WeWork, Meta And The London Office On Sale At An £87M Discount
One of the largest assets for sale in the London office market is a case study in what can go wrong when owner and tenant incentives are misaligned, according to a note to clients from a private equity fund manager.
The result: an office put up for sale for a third less than the price paid just five years ago.
Vestas Investment Management and Savills Investment Management appointed brokers to sell the 180K SF 125 Shaftesbury Ave. in the West End of London in June, according to a statement from CBRE, one of the brokers.
The building includes 140K SF of office space and 40K SF of retail. The asking price for the 1982-vintage building, which occupies a 1.2-acre city block, is £180M. It is being sold with vacant possession.
The tale of how £267M become £180M in the space of five years is succinctly told in a note to investors from Castleforge, the real estate private equity firm that just bought Deutsche Bank’s former City of London HQ for £257M, with plans to refurbish the 320K SF building into a £1B asset.
In summer 2017, Almacantar leased the entire 140K SF office portion of 125 Shaftesbury to WeWork on a 20-year lease at a rent of about £70 per SF. The lease was in the name of a special-purpose vehicle, and as part of the deal, a big portion of the fit-out cost was likely paid for through landlord-tenant incentives.
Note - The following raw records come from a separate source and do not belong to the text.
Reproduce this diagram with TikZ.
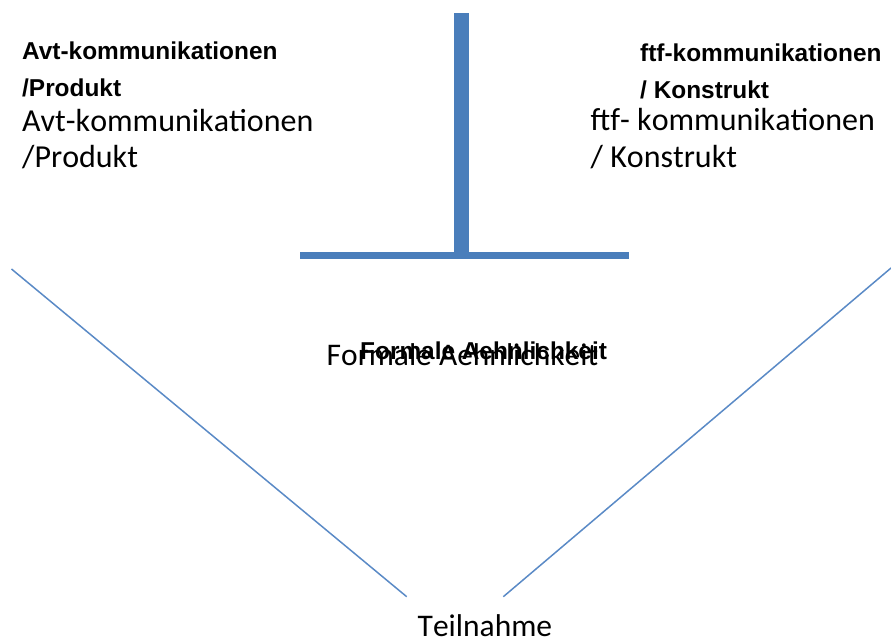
\documentclass[tikz,border=0pt]{standalone}
\usepackage{fontspec}
\setmainfont{Carlito}[Kerning=Off]
\newfontfamily\arialf{Liberation Sans}
\definecolor{barblue}{HTML}{4A7EBB}
\definecolor{lineblue}{HTML}{5A8AC6}
\begin{document}
\begin{tikzpicture}[x=1pt,y=-1pt,
  arial/.style={anchor=base west,inner sep=0pt,font=\arialf\bfseries\fontsize{24.4}{28}\selectfont},
  calib/.style={anchor=base west,inner sep=0pt,font=\fontsize{31.5}{36}\selectfont},
  calibtop/.style={calib,font=\fontsize{32}{36}\selectfont},
  thinline/.style={draw=lineblue,line width=1.5pt}]
\useasboundingbox (0,0) rectangle (891,641);
% T-shaped bar
\fill[barblue] (453.7,13) rectangle (469,256);
\fill[barblue] (300,252.3) rectangle (629,258.7);
% left block
\node[arial] (a1) at (22,59) {Avt-kommunikationen};
\node[arial] (a2) at (22,96) {/Produkt};
\node[calibtop] (c1) at (22,131) {Avt-kommunikationen};
\node[calibtop] (c2) at (22,167) {/Produkt};
% right block
\node[arial] (a3) at (640,61) {ftf-kommunikationen};
\node[arial] (a4) at (640,98) {/ Konstrukt};
\node[calibtop] (c3) at (590.5,130) {ftf- kommunikationen};
\node[calibtop] (c4) at (590.5,167) {/ Konstrukt};
% middle
\node[calib] (fc) at (326.5,365) {Formale Aehnlichkeit};
\node[arial] (fa) at (360,359) {Formale Aehnlichkeit};
% bottom
\node[calib] (t) at (417.5,636.5) {Teilnahme};
% V lines
\coordinate (l1) at (11.5,269);
\coordinate (l2) at (406.7,596.7);
\coordinate (r1) at (891,268);
\coordinate (r2) at (503.3,596.7);
\draw[thinline] (l1) -- (l2);
\draw[thinline] (r1) -- (r2);
\end{tikzpicture}
\end{document}
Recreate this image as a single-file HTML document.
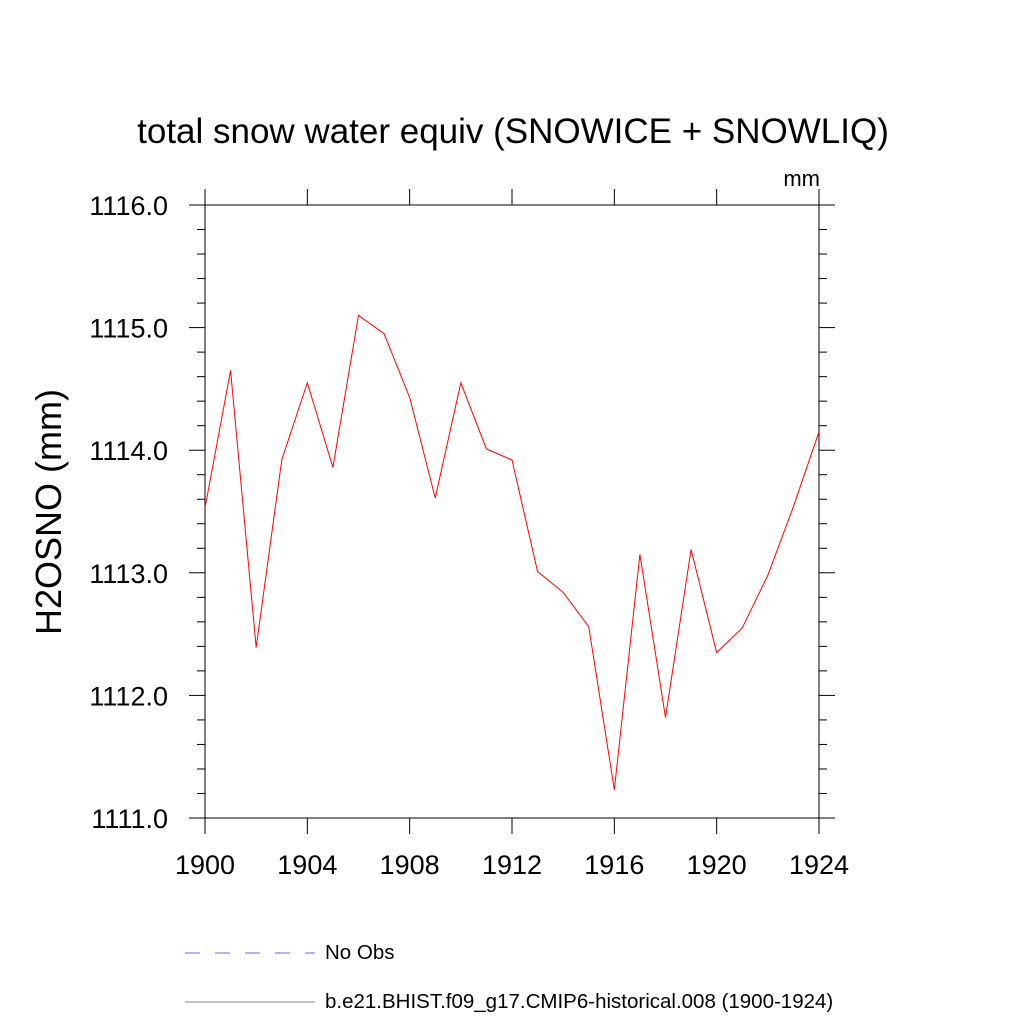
<!DOCTYPE html>
<html><head><meta charset="utf-8"><style>body{margin:0;background:#fff}svg{display:block}text{font-family:"Liberation Sans",sans-serif}</style></head>
<body>
<svg id="chart" width="1024" height="1024" viewBox="0 0 1024 1024">
<text x="513" y="143" font-size="35" text-anchor="middle">total snow water equiv (SNOWICE + SNOWLIQ)</text>
<text x="820" y="186" font-size="22" text-anchor="end">mm</text>
<text transform="translate(61,512) rotate(-90)" font-size="36" text-anchor="middle">H2OSNO  (mm)</text>
<g id="axes"></g>
<g id="series"></g>
<g>
<line x1="185" y1="953" x2="315" y2="953" stroke="#6666ff" stroke-width="1" stroke-dasharray="15,15"/>
<text x="325" y="959" font-size="20.5">No Obs</text>
<line x1="185" y1="1002" x2="315" y2="1002" stroke="#888" stroke-width="1"/>
<text x="325" y="1008" font-size="20.5">b.e21.BHIST.f09_g17.CMIP6-historical.008 (1900-1924)</text>
</g>
</svg>
<script>
const years=[1900,1901,1902,1903,1904,1905,1906,1907,1908,1909,1910,1911,1912,1913,1914,1915,1916,1917,1918,1919,1920,1921,1922,1923,1924];
const values=[1113.53,1114.65,1112.39,1113.92,1114.55,1113.86,1115.10,1114.95,1114.43,1113.61,1114.55,1114.01,1113.92,1113.01,1112.84,1112.56,1111.23,1113.15,1111.82,1113.19,1112.35,1112.55,1112.98,1113.54,1114.15];
const xTicks=[1900,1904,1908,1912,1916,1920,1924];
const yTicks=[1111,1112,1113,1114,1115,1116];
const yTickLabels=["1111.0","1112.0","1113.0","1114.0","1115.0","1116.0"];
const X0=205,X1=819,Y0=818,Y1=205;
const xs=v=>X0+(v-1900)/24*(X1-X0);
const ys=v=>Y0-(v-1111)/5*(Y0-Y1);
const NS="http://www.w3.org/2000/svg";
const ax=document.getElementById('axes');
function mk(t,a,p){const e=document.createElementNS(NS,t);for(const k in a)e.setAttribute(k,a[k]);p.appendChild(e);return e;}
const frame=mk('rect',{x:X0,y:Y1,width:X1-X0,height:Y0-Y1,fill:'none',stroke:'#000','stroke-width':1},ax);


xTicks.forEach(v=>{const x=xs(v);
const t1=mk('line',{x1:x,y1:Y0,x2:x,y2:Y0+16,stroke:'#000'},ax);


const t2=mk('line',{x1:x,y1:Y1,x2:x,y2:Y1-16,stroke:'#000'},ax);


const tx=mk('text',{x:x,y:Y0+56,'font-size':27,'text-anchor':'middle'},ax);tx.textContent=v;


});
for(let i=0;i<=25;i++){const v=1111+i*0.2;const y=ys(v);const major=i%5===0;const L=major?16:8;
const a=mk('line',{x1:X0-L,y1:y,x2:X0,y2:y,stroke:'#000'},ax);


const b=mk('line',{x1:X1,y1:y,x2:X1+L,y2:y,stroke:'#000'},ax);


}
yTicks.forEach((v,i)=>{const t=mk('text',{x:X0-37,y:ys(v)+10,'font-size':27,'text-anchor':'end'},ax);t.textContent=yTickLabels[i];


});
const line=mk('polyline',{points:years.map((y,i)=>xs(y)+','+ys(values[i])).join(' '),fill:'none',stroke:'#ff0000','stroke-width':1},document.getElementById('series'));


</script>
</body></html>
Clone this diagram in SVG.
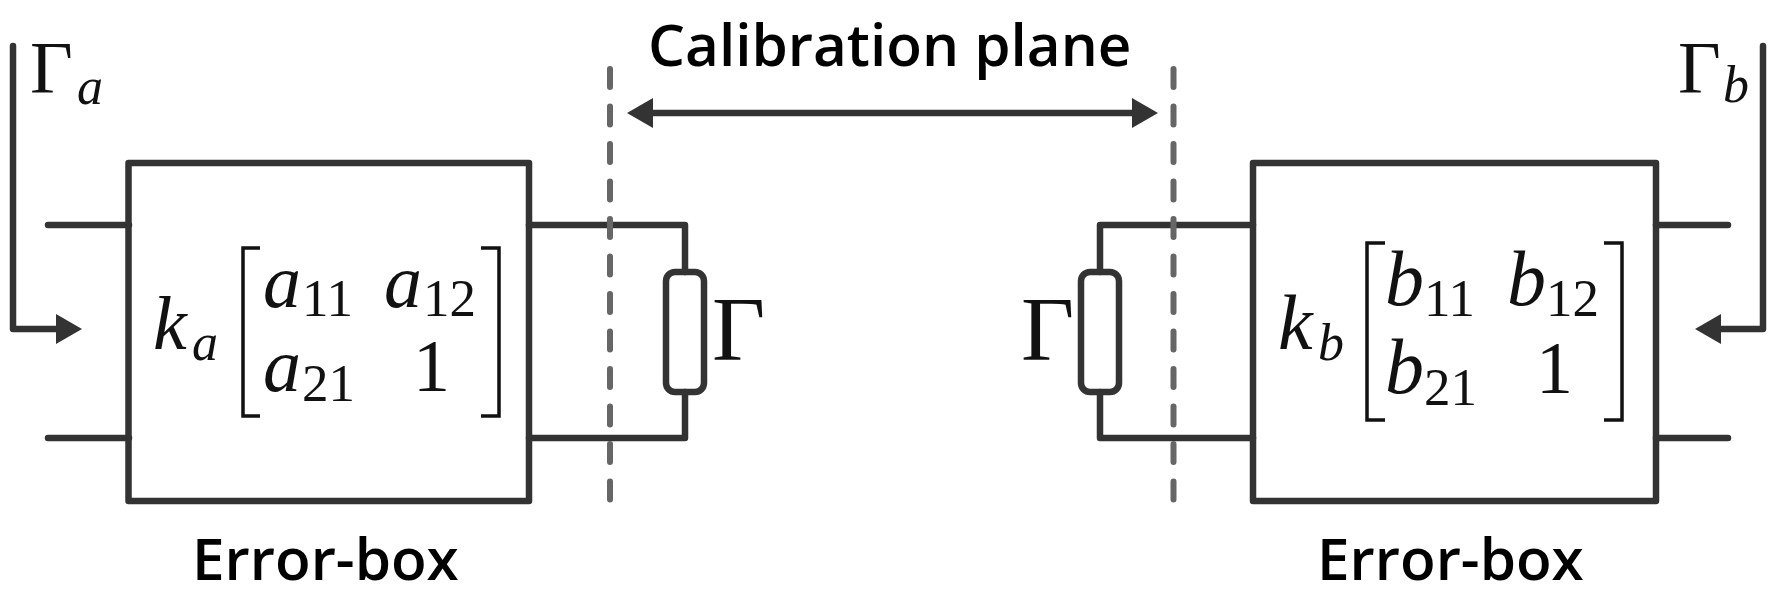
<svg xmlns="http://www.w3.org/2000/svg" width="1781" height="613" viewBox="0 0 1781 613">
<style>
.w{fill:none;stroke:#333;stroke-width:6.5;stroke-linecap:round;stroke-linejoin:round}
.a{fill:none;stroke:#333;stroke-width:6.5;stroke-linejoin:round;stroke-linecap:round}
.d{fill:none;stroke:#666;stroke-width:6;stroke-dasharray:18 19.5;stroke-linecap:round}
.br{fill:none;stroke:#111;stroke-width:3.5}
.l{font-family:"Open Sans",sans-serif;font-weight:600;font-size:58.4px;fill:#000}
.m{font-family:"Liberation Serif",serif;font-style:italic;font-size:76px;fill:#111}
.mb{font-family:"Liberation Serif",serif;font-style:italic;font-size:78px;fill:#111}
.s{font-family:"Liberation Serif",serif;font-size:53px;fill:#111}
.si{font-family:"Liberation Serif",serif;font-style:italic;font-size:52px;fill:#111}
.n{font-family:"Liberation Serif",serif;font-size:74px;fill:#111}
.g{font-family:"Liberation Serif",serif;font-size:92px;fill:#111}
</style>
<defs>
<marker id="ah" viewBox="0 0 26 30" refX="18" refY="15" markerWidth="26" markerHeight="30" markerUnits="userSpaceOnUse" orient="auto-start-reverse"><path d="M0 0L26 15L0 30Z" fill="#333"/></marker>
</defs>
<g id="connectors">
<path class="w" d="M48 225H129M48 438H129"/>
<path class="w" d="M529 225H685V272M685 392V438H529"/>
<path class="w" d="M1656 225H1728M1656 438H1728"/>
<path class="w" d="M1253 225H1100V272M1100 392V438H1253"/>
<path class="a" marker-end="url(#ah)" d="M13 46V329H74"/>
<path class="a" marker-end="url(#ah)" d="M1763 46V329H1703"/>
<path class="a" marker-start="url(#ah)" marker-end="url(#ah)" d="M635 113H1150"/>
<path class="d" d="M610 69V500"/>
<path class="d" d="M1173.5 69V500"/>
</g>
<g id="error-box-a">
<rect class="w" x="128.5" y="163" width="400.5" height="338"/>
<path class="br" d="M260 248H243V416H260M481 248H499V416H481"/>
<text class="m" x="153" y="349">k</text><text class="si" x="192" y="360">a</text>
<text class="m" x="263" y="307">a</text><text class="s" x="302" y="316">11</text>
<text class="m" x="384" y="307">a</text><text class="s" x="423" y="316">12</text>
<text class="m" x="263" y="391">a</text><text class="s" x="302" y="401">21</text>
<text class="n" x="413" y="391">1</text>
<text class="l" x="192" y="580">Error-box</text>
</g>
<g id="error-box-b">
<rect class="w" x="1253" y="163" width="403" height="338"/>
<path class="br" d="M1385 243H1367V420H1385M1604 243H1622V420H1604"/>
<text class="mb" x="1278" y="349">k</text><text class="si" x="1318" y="360">b</text>
<text class="mb" x="1385" y="305">b</text><text class="s" x="1424" y="316">11</text>
<text class="mb" x="1507" y="305">b</text><text class="s" x="1546" y="316">12</text>
<text class="mb" x="1385" y="393">b</text><text class="s" x="1424" y="405">21</text>
<text class="n" x="1536" y="393">1</text>
<text class="l" x="1317" y="580">Error-box</text>
</g>
<g id="load-a">
<rect class="w" x="666" y="272" width="38" height="120" rx="9"/>
<text class="g" x="712" y="360">Γ</text>
</g>
<g id="load-b">
<rect class="w" x="1081" y="272" width="38" height="120" rx="9"/>
<text class="g" x="1021" y="360">Γ</text>
</g>
<g id="gamma-a"><text class="n" x="30" y="93">Γ</text><text class="si" x="77" y="104">a</text></g>
<g id="gamma-b"><text class="n" x="1678" y="93">Γ</text><text class="si" x="1723" y="102">b</text></g>
<g id="plane-label"><text class="l" x="648" y="66">Calibration plane</text></g>
</svg>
At the time, WeWork was keen to undertake deals with large corporate occupiers to highlight to potential stock market investors that it had a big roster of blue-chip tenants ahead of a potential initial public offering, Castleforge wrote in the note to investors. The deal for Vestas and Savills IM to buy the building, fully let with a long lease in place, was agreed upon in December that year.
By that point, however, Facebook had already agreed to a 600K SF pre-let on brand-new office space in King’s Cross, which opened in 2021. With that new space coming online, the tech giant decided the flex office space at 125 Shaftesbury Ave., on a short, easily breakable lease, was surplus to requirements and vacated the building.
Faced with an entirely vacant building and needing to shed office space to preserve cash after its failed 2019 IPO attempt, WeWork handed the space back to the owners, “leaving them with entirely empty office space in a building that requires a major refurbishment and substantial re-leasing costs,” Castleforge said.
“Instead of collecting 20 years of stable income, investors find themselves stuck with a building that will generate income again only after millions of pounds of capex and risk mitigation.
“This was not a project that the building’s investors were willing to undertake: 125 Shaftesbury is back on the market now, this time at an asking price of [£180M].”
In its statement, CBRE said architect Buckley Gray Yeoman, has been appointed to undertake feasibility options for the landmark building.